Synthetic Performance Testing
We used an ASRock Fatal1ty X299 Professional Gaming i9 XE motherboard paired with an Intel Core i7-9800X processor for this review. This is a different system than we use for our consumer SSD reviews. The X299 platform supports VROC, and our Z270 systems do not.
We also used an ASRock Ultra Quad M.2 add-in card ($199.99, Amazon) to get all four drives in a single PCIe 3.0 x16 slot. Several companies built carrier cards for VROC and prices range between manufacturers. Recently we found the ASUS Hyper M.2 x16 NVMe card available for less than $50 at Amazon. The same card currently sells for $109.99 at Newegg. The manufacturers didn't add proprietary hardware to lock out other manufacturers carrier cards so you can save a little by shopping around.
The add-in cards are not blocking meaning they allow the full bandwidth of each NVMe SSD to pass thru to the motherboard. With four drives that is 128Gbps (32Gbps x4) but it does use all 16 PCIe lanes so you have to install the card in a full-length slot and configure the BIOS for bifurcation (setting the data lanes to x4, x4, x4, x4 instead of a single x16). Your motherboard manual will walk you through the settings since each board is different.
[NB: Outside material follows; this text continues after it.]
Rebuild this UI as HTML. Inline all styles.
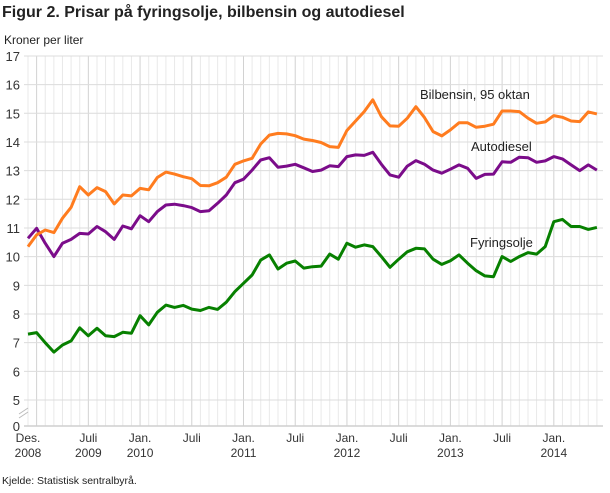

We tested both the 1TB and 256GB SM961 SSDs. We used two configurations. The first is in VROC with the array set to RAID 0. Most use this traditional VROC configuration with this hardware. We also tested an "optimized" configuration with each drive set to JBOD (as a single drive with a drive letter assigned to each in Windows). The optimized configuration runs a separate workload on each SSD. Some users may choose to configure the system like this when reading from one or two drives and writing to other drives. This configuration would be ideal for video editors reading several clips from different drives and writing the data back to another drive.
For comparison, we included a single Intel DC P4510 2TB SSD in the charts.
Sequential Read Performance
Intel's VROC does a good job of accelerating some workloads but not all. Flash is fast because it reads and writes across several chips at one time. This is like a RAID array inside each SSD. Low queue depths read and write to less chips at one time, but performance increases at the drive level as we increase the workload through queue depths.
Adding drives in a RAID array decrease the reads and writes to individual SSDs because the data spreads across drives. In an array, it can take longer to ramp up performance over a single drive due to this and increased data path latency from the VROC arrangement. You do get higher peak numbers, often found at higher queue depths, using RAID. These general assumptions are workload specific though.
The VROC arrays do a very good job accelerating large block size sequential workloads. The optimized configurations can provide even more performance but require a very specialized workload.
Sequential Write Performance
The Samsung SM961 SSDs uses predictive TRIM, and that causes some issues when looking for consistent performance. This doesn't change the low-end of performance. It does change the peak write performance and make it more difficult to get the drives in a steady-state condition.
Sequential Mixed Workload Performance
You can see the variability on the first mixed workload chart in the 40%, and 30% read tests. The performance starts very high but slowly drops off at the end of each workload. The drives will fight aggressively to stay out of steady-state, and that can increase performance, especially when running burst workloads or smaller write periods.
Random Read Performance
VROC adds some measurable latency, and that's clear in the random read tests at low queue depths. The Intel DC P4510 doesn't deliver comparable random read low-queue depth performance as the SM961 since it's designed for enterprise workloads. In VROC, the SM961 still manages to outperform the single DC P4510, but we would see a much larger performance decrease compared to a single SM961 due to the VROC latency at QD1.
Random Write Performance
The 1TB SM961 is faster than the 256GB model due to the parallelism of flash, reading, and writing to more flash at the same time. The differences magnify as you add more drives to an array. The one thing that stood out in our 4KB random write test is now much more consistent the 256GB VROC results compared to the same configuration with the 1TB models at eight OIO and above.
Random Mixed Workload Performance
The mixed random test shows beautiful performance out of both SM961 capacity VROC configurations. This really shows that VROC is capable of delivering better performance over JBOD configurations even with an optimized workload.